Their teams are smart, and they know their material. And yet their presentations keep falling flat. It’s not because of nerves or poor delivery skills, but because the slides get built before the thinking gets done.
Here’s what I mean by that. People open PowerPoint before they’ve asked themselves one fundamental question: What is the one thing my audience needs to walk away with?
Instead, they start with what they know about the topic. The result is a presentation organized around the speaker’s knowledge, not the listener’s needs. And the audience are left to figure out the point on their own.
This is a common problem. But in the organizations I work with – where teams routinely present across cultures, across languages, to regional headquarters or global leadership – weak structure is especially costly. Every gap in language and context gets amplified. The audience has to work harder to follow, and the core message gets lost.

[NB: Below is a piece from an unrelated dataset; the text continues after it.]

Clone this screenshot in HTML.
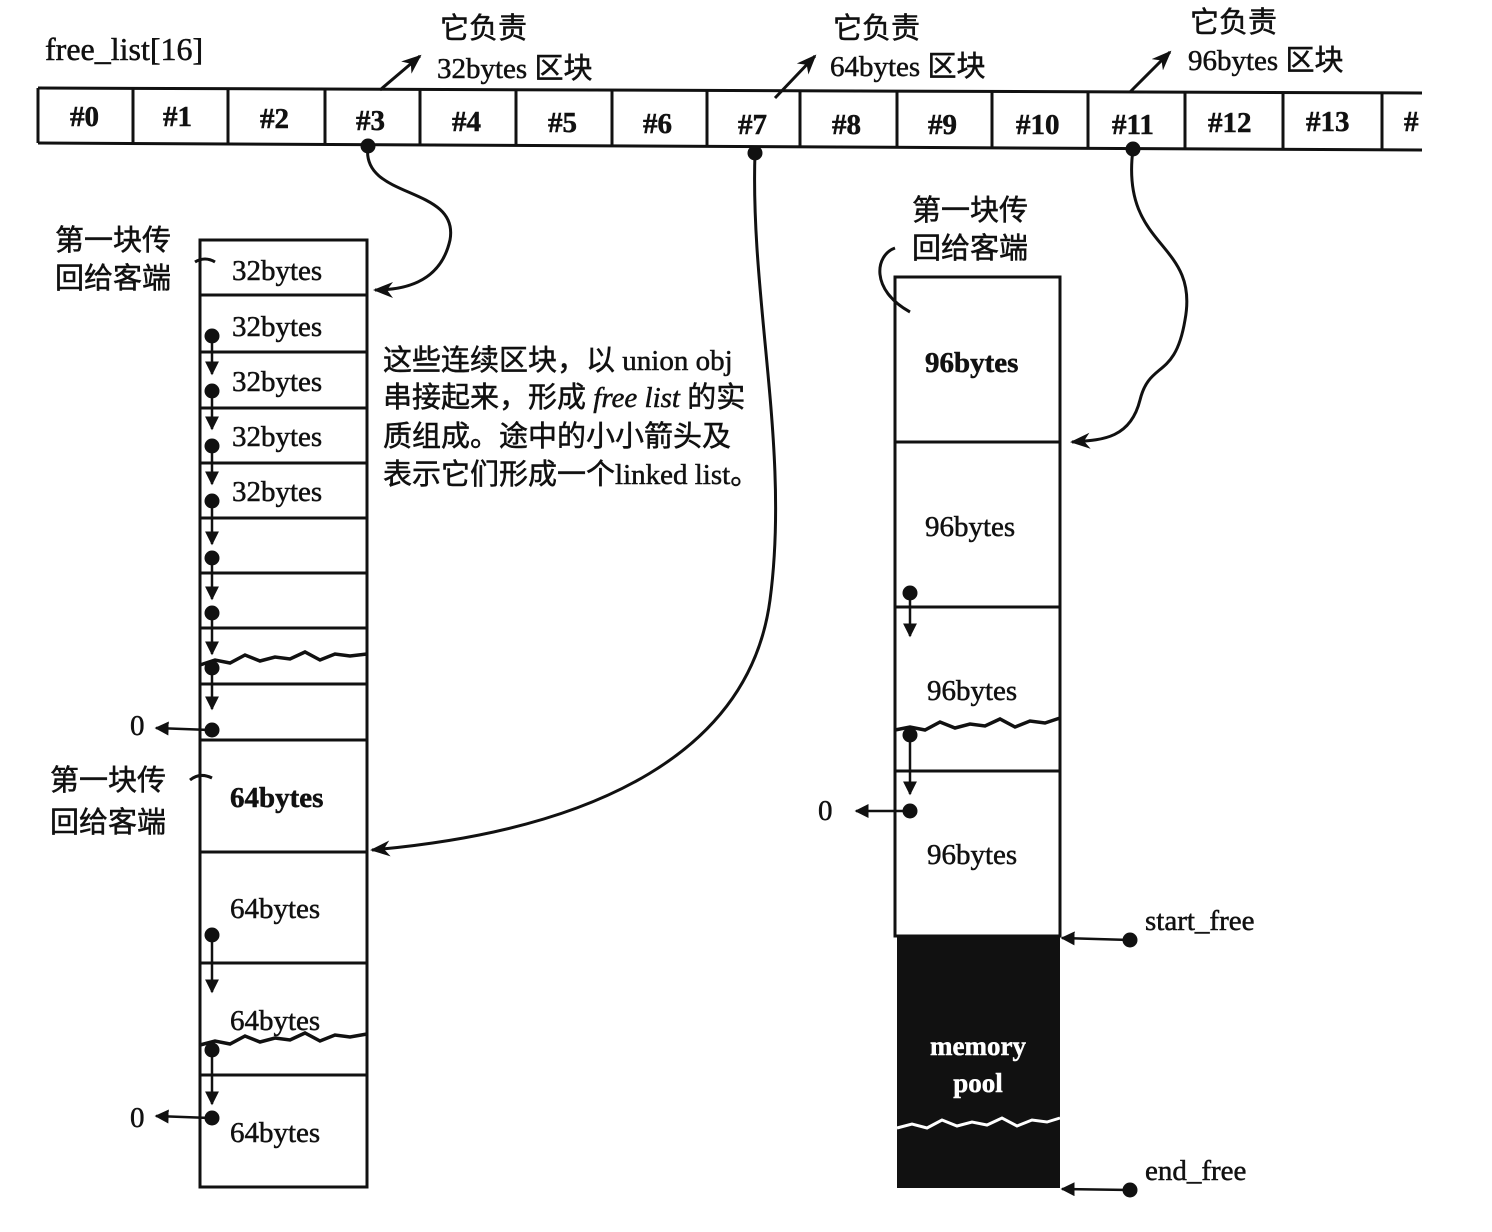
<!DOCTYPE html>
<html><head><meta charset="utf-8"><style>
html,body{margin:0;padding:0;background:#fff;}
svg{display:block;}
text{font-family:"Liberation Serif","Noto Serif CJK SC",serif;fill:#111;stroke:#111;stroke-width:0.5px;}
.c{font-family:"Liberation Sans","Noto Sans CJK SC",sans-serif;}
</style></head><body>
<svg width="1492" height="1232" viewBox="0 0 1492 1232" xmlns="http://www.w3.org/2000/svg">
<defs>
<marker id="a" viewBox="0 0 10 10" refX="9" refY="5" markerWidth="14" markerHeight="14" orient="auto-start-reverse" markerUnits="userSpaceOnUse"><path d="M0,0 L10,5 L0,10 z" fill="#111"/></marker>
<marker id="b" viewBox="0 0 10 10" refX="9" refY="5" markerWidth="20" markerHeight="20" orient="auto" markerUnits="userSpaceOnUse"><path d="M0,1 L10,5 L0,9 L3,5 z" fill="#111"/></marker>
</defs>
<g stroke="#111" stroke-width="3" fill="none">
<path d="M38,88 L1422,93 M38,143 L1422,150"/>
<g>
<line x1="38" y1="88" x2="38" y2="143"/><line x1="133" y1="88" x2="133" y2="143"/><line x1="228" y1="89" x2="228" y2="144"/><line x1="325" y1="89" x2="325" y2="145"/><line x1="420" y1="90" x2="420" y2="145"/><line x1="516" y1="90" x2="516" y2="146"/><line x1="612" y1="90" x2="612" y2="146"/><line x1="707" y1="91" x2="707" y2="147"/><line x1="800" y1="91" x2="800" y2="148"/><line x1="897" y1="91" x2="897" y2="148"/><line x1="992" y1="92" x2="992" y2="148"/><line x1="1088" y1="92" x2="1088" y2="149"/><line x1="1185" y1="92" x2="1185" y2="149"/><line x1="1283" y1="92" x2="1283" y2="149"/><line x1="1382" y1="93" x2="1382" y2="150"/>
</g>
<line x1="380" y1="90" x2="420" y2="56" marker-end="url(#b)"/>
<line x1="775" y1="98" x2="815" y2="56" marker-end="url(#b)"/>
<line x1="1130" y1="92" x2="1170" y2="52" marker-end="url(#b)"/>
<rect x="200" y="240" width="167" height="947"/>
<path d="M200,295H367M200,352H367M200,408H367M200,463H367M200,518H367M200,573H367M200,628H367M200,684H367M200,740H367M200,852H367M200,963H367M200,1075H367"/>
<path d="M200,665 l15,-5 l15,3 l15,-8 l15,6 l15,-4 l15,2 l15,-7 l15,8 l15,-6 l15,2 l17,-2" stroke-width="3.5"/>
<path d="M200,1045 l15,-4 l15,3 l15,-8 l15,6 l15,-4 l15,2 l15,-7 l15,8 l15,-6 l15,2 l17,-3" stroke-width="3.5"/>
<rect x="895" y="277" width="165" height="659"/>
<path d="M895,442H1060M895,607H1060M895,771H1060"/>
<path d="M895,730 l15,-3 l15,3 l15,-8 l15,6 l15,-4 l15,2 l15,-7 l15,8 l15,-6 l15,2 l15,-5" stroke-width="3.5"/>
<path d="M368,146 C360,200 460,185 450,240 C440,285 400,290 375,290" marker-end="url(#b)"/>
<path d="M755,153 C750,300 790,450 770,600 C750,750 600,830 372,850" marker-end="url(#b)"/>
<path d="M1133,149 C1120,250 1200,240 1185,320 C1175,380 1150,360 1140,400 C1130,440 1100,440 1072,442" marker-end="url(#b)"/>
<path d="M195,262 Q205,256 215,262"/>
<path d="M190,780 Q200,772 212,778"/>
<path d="M895,248 C875,255 870,290 910,312"/>
<g stroke-width="2.5">
<line x1="212" y1="340" x2="212" y2="374" marker-end="url(#a)"/>
<line x1="212" y1="395" x2="212" y2="429" marker-end="url(#a)"/>
<line x1="212" y1="450" x2="212" y2="484" marker-end="url(#a)"/>
<line x1="212" y1="505" x2="212" y2="544" marker-end="url(#a)"/>
<line x1="212" y1="560" x2="212" y2="599" marker-end="url(#a)"/>
<line x1="212" y1="615" x2="212" y2="654" marker-end="url(#a)"/>
<line x1="212" y1="670" x2="212" y2="709" marker-end="url(#a)"/>
<line x1="212" y1="935" x2="212" y2="992" marker-end="url(#a)"/>
<line x1="212" y1="1050" x2="212" y2="1104" marker-end="url(#a)"/>
<line x1="210" y1="730" x2="156" y2="728" marker-end="url(#a)"/>
<line x1="210" y1="1118" x2="156" y2="1116" marker-end="url(#a)"/>
<line x1="910" y1="595" x2="910" y2="636" marker-end="url(#a)"/>
<line x1="910" y1="735" x2="910" y2="794" marker-end="url(#a)"/>
<line x1="910" y1="811" x2="856" y2="811" marker-end="url(#a)"/>
<line x1="1130" y1="940" x2="1062" y2="938" marker-end="url(#a)"/>
<line x1="1130" y1="1190" x2="1062" y2="1189" marker-end="url(#a)"/>
</g>
</g>
<rect x="897" y="936" width="163" height="252" fill="#111"/>
<path d="M897,1128 l15,-4 l15,4 l15,-8 l15,6 l15,-4 l15,3 l15,-7 l15,8 l15,-6 l15,2 l13,-4" stroke="#fff" stroke-width="3" fill="none"/>
<g fill="#111">
<circle cx="368" cy="146" r="7.5"/><circle cx="755" cy="153" r="7.5"/><circle cx="1133" cy="149" r="7.5"/>
<circle cx="212" cy="336" r="7.5"/><circle cx="212" cy="391" r="7.5"/><circle cx="212" cy="446" r="7.5"/><circle cx="212" cy="501" r="7.5"/><circle cx="212" cy="558" r="7.5"/><circle cx="212" cy="613" r="7.5"/><circle cx="212" cy="668" r="7.5"/><circle cx="212" cy="730" r="7.5"/><circle cx="212" cy="935" r="7.5"/><circle cx="212" cy="1050" r="7.5"/><circle cx="212" cy="1118" r="7.5"/>
<circle cx="910" cy="593" r="7.5"/><circle cx="910" cy="735" r="7.5"/><circle cx="910" cy="811" r="7.5"/>
<circle cx="1130" cy="940" r="7.5"/><circle cx="1130" cy="1190" r="7.5"/>
</g>
<g font-size="29" font-weight="bold">
<text x="45" y="60" font-weight="normal" font-size="32">free_list[16]</text>
<text x="70" y="126">#0</text><text x="163" y="126">#1</text><text x="260" y="128">#2</text><text x="356" y="130">#3</text><text x="452" y="131">#4</text><text x="548" y="132">#5</text><text x="643" y="133">#6</text><text x="738" y="134">#7</text><text x="832" y="134">#8</text><text x="928" y="134">#9</text><text x="1016" y="134">#10</text><text x="1112" y="134">#11</text><text x="1208" y="132">#12</text><text x="1306" y="131">#13</text><text x="1404" y="131">#</text>
</g>
<g font-size="29">
<text x="440" y="38" class="c">它负责</text><text x="437" y="78">32bytes <tspan class="c">区块</tspan></text>
<text x="833" y="38" class="c">它负责</text><text x="830" y="76">64bytes <tspan class="c">区块</tspan></text>
<text x="1190" y="32" class="c">它负责</text><text x="1188" y="70">96bytes <tspan class="c">区块</tspan></text>
<text x="55" y="250" class="c">第一块传</text><text x="55" y="288" class="c">回给客端</text>
<text x="50" y="790" class="c">第一块传</text><text x="50" y="832" class="c">回给客端</text>
<text x="912" y="220" class="c">第一块传</text><text x="912" y="258" class="c">回给客端</text>
<text x="232" y="280">32bytes</text><text x="232" y="336">32bytes</text><text x="232" y="391">32bytes</text><text x="232" y="446">32bytes</text><text x="232" y="501">32bytes</text>
<text x="230" y="807" font-weight="bold">64bytes</text><text x="230" y="918">64bytes</text><text x="230" y="1030">64bytes</text><text x="230" y="1142">64bytes</text>
<text x="925" y="372" font-weight="bold">96bytes</text><text x="925" y="536">96bytes</text><text x="927" y="700">96bytes</text><text x="927" y="864">96bytes</text>
<text x="130" y="735">0</text><text x="130" y="1127">0</text><text x="818" y="820">0</text>
<text x="1145" y="930">start_free</text><text x="1145" y="1180">end_free</text>
<text x="383" y="370"><tspan class="c">这些连续区块，以</tspan> union obj</text>
<text x="383" y="407"><tspan class="c">串接起来，形成</tspan> <tspan font-style="italic">free list</tspan> <tspan class="c">的实</tspan></text>
<text x="383" y="446" class="c">质组成。途中的小小箭头及</text>
<text x="383" y="484"><tspan class="c">表示它们形成一个</tspan>linked list<tspan class="c">。</tspan></text>
</g>
<text x="978" y="1055" font-size="27" font-weight="bold" style="fill:#fff;stroke:#fff" text-anchor="middle">memory</text>
<text x="978" y="1092" font-size="27" font-weight="bold" style="fill:#fff;stroke:#fff" text-anchor="middle">pool</text>
</svg>
</body></html>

Three patterns I keep seeing
Regardless of industry or seniority, three patterns show up again and again.
The first: people organize presentations by topic instead of by argument. A finance team walks through every line of the P&L. A marketing team presents the full campaign timeline from research to execution. The audience gets a tour of everything the team knows, yet nobody’s made a case for anything.
The second: they pack in detail because they’re playing to wide audience or afraid of being challenged. I understand this instinct. But it backfires. The more data you put on a slide, the more you invite your audience to scrutinize evidence instead of engaging with your recommendation. The message gets buried under information nobody asked for.

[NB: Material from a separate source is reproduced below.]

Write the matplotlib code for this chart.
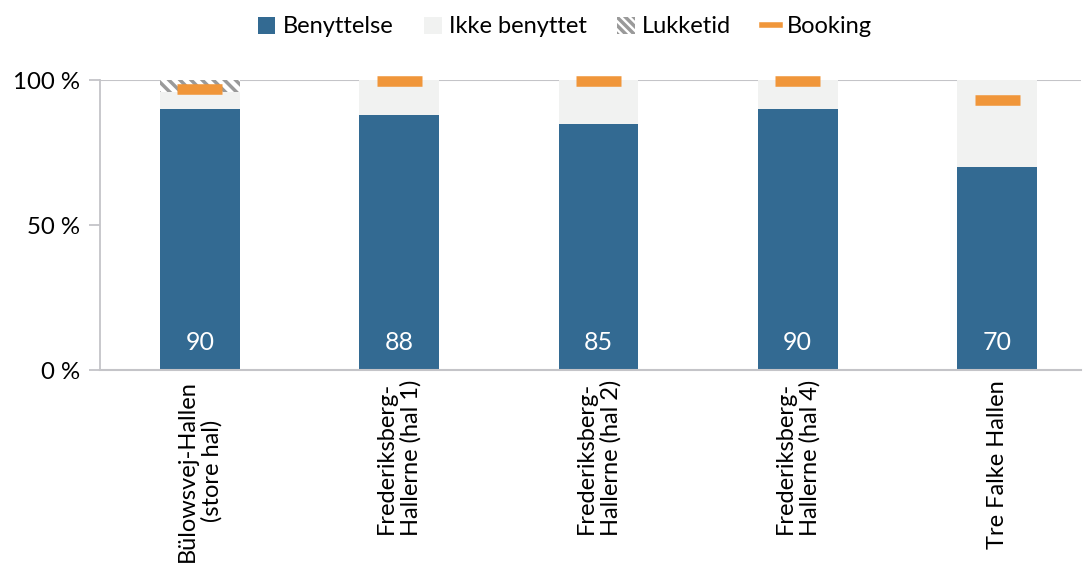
import numpy as np
import matplotlib
matplotlib.use("Agg")
import matplotlib.pyplot as plt
from matplotlib.patches import Patch
from matplotlib.lines import Line2D

plt.rcParams['font.family'] = ['Lato', 'DejaVu Sans']
plt.rcParams['hatch.color'] = '#9a9a9a'
plt.rcParams['hatch.linewidth'] = 2.5

# data
haller = ['Bülowsvej-Hallen\n(store hal)', 'Frederiksberg-\nHallerne (hal 1)',
          'Frederiksberg-\nHallerne (hal 2)', 'Frederiksberg-\nHallerne (hal 4)',
          'Tre Falke Hallen']
benyttelse = [90, 88, 85, 90, 70]
lukketid = [4, 0, 0, 0, 0]
ikke_benyttet = [100 - b - l for b, l in zip(benyttelse, lukketid)]
booking = [97, 99.8, 99.8, 99.8, 93.3]

blaa = '#336a92'
lysgraa = '#f1f2f1'
orange = '#f0963a'
akse = '#c4c4c8'

fig = plt.figure(figsize=(10.84, 5.72), dpi=100)
ax = fig.add_axes([0.092, 0.353, 0.905, 0.507])

x = np.arange(len(haller))
w = 0.40
ax.bar(x, benyttelse, w, color=blaa, zorder=2)
ax.bar(x, ikke_benyttet, w, bottom=benyttelse, color=lysgraa, zorder=2)
bund = [b + i for b, i in zip(benyttelse, ikke_benyttet)]
ax.bar(x, lukketid, w, bottom=bund, color='white', hatch='\\\\\\', edgecolor='#9a9a9a',
       linewidth=0, zorder=2)
# booking-markører
for xi, bk in zip(x, booking):
    ax.plot([xi - 0.113, xi + 0.113], [bk, bk], color=orange, lw=7.6,
            solid_capstyle='butt', zorder=4, clip_on=False)

for xi, b in zip(x, benyttelse):
    ax.text(xi, 9.5, str(b), ha='center', va='center', color='white', fontsize=18, zorder=5)

ax.set_xlim(-0.502, 4.42)
ax.set_ylim(0, 100)
ax.set_yticks([0, 50, 100])
ax.set_yticklabels(['0 %', '50 %', '100 %'], fontsize=17.3)
ax.axhline(100, color=akse, lw=1.5, zorder=1)
ax.set_xticks(x)
ax.set_xticklabels(haller, rotation=90, fontsize=17, linespacing=1.18, va='top')
ax.tick_params(axis='x', length=0, pad=7)
ax.tick_params(axis='y', length=8, width=1.3, color=akse, pad=6)
for s in ['top', 'right']:
    ax.spines[s].set_visible(False)
ax.spines['left'].set_color(akse)
ax.spines['bottom'].set_color(akse)
ax.spines['left'].set_linewidth(1.3)
ax.spines['bottom'].set_linewidth(1.5)

handles = [Patch(facecolor=blaa, label='Benyttelse'),
           Patch(facecolor=lysgraa, label='Ikke benyttet'),
           Patch(facecolor='white', hatch='\\\\\\\\', edgecolor='#9a9a9a', linewidth=0, label='Lukketid'),
           Line2D([], [], color=orange, lw=4, label='Booking')]
fig.legend(handles=handles, loc='center', bbox_to_anchor=(0.521, 0.953), ncol=4,
           frameon=False, fontsize=17, handlelength=0.75, handleheight=0.75,
           handletextpad=0.3, columnspacing=1.3)

fig.savefig('out.png', dpi=100)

The third: and this one is the root of the other two: they haven’t thought about their audience before they started building. Who will be in the room? What do those people care about? What do we need them to do after this presentation? These questions sound obvious. In practice, almost nobody answers them systematically before opening a blank deck.
If you lead a learning and development function, you’ve probably seen all three of these patterns in your organization. You may have also noticed that they’re hard to fix with generic presentation skills training, because the real issue isn’t confidence or delivery — it’s how people think before they build.
What changes when the thinking comes first
Recent I watched a team present a marketing recommendations to their regional director. Dozens of beautiful slides delivered over 45 minutes. When they finished, the first question from the room was: “So what are you actually recommending?” Everything they needed was in the deck. But the structure forced the audience to work hard – too hard – to find it.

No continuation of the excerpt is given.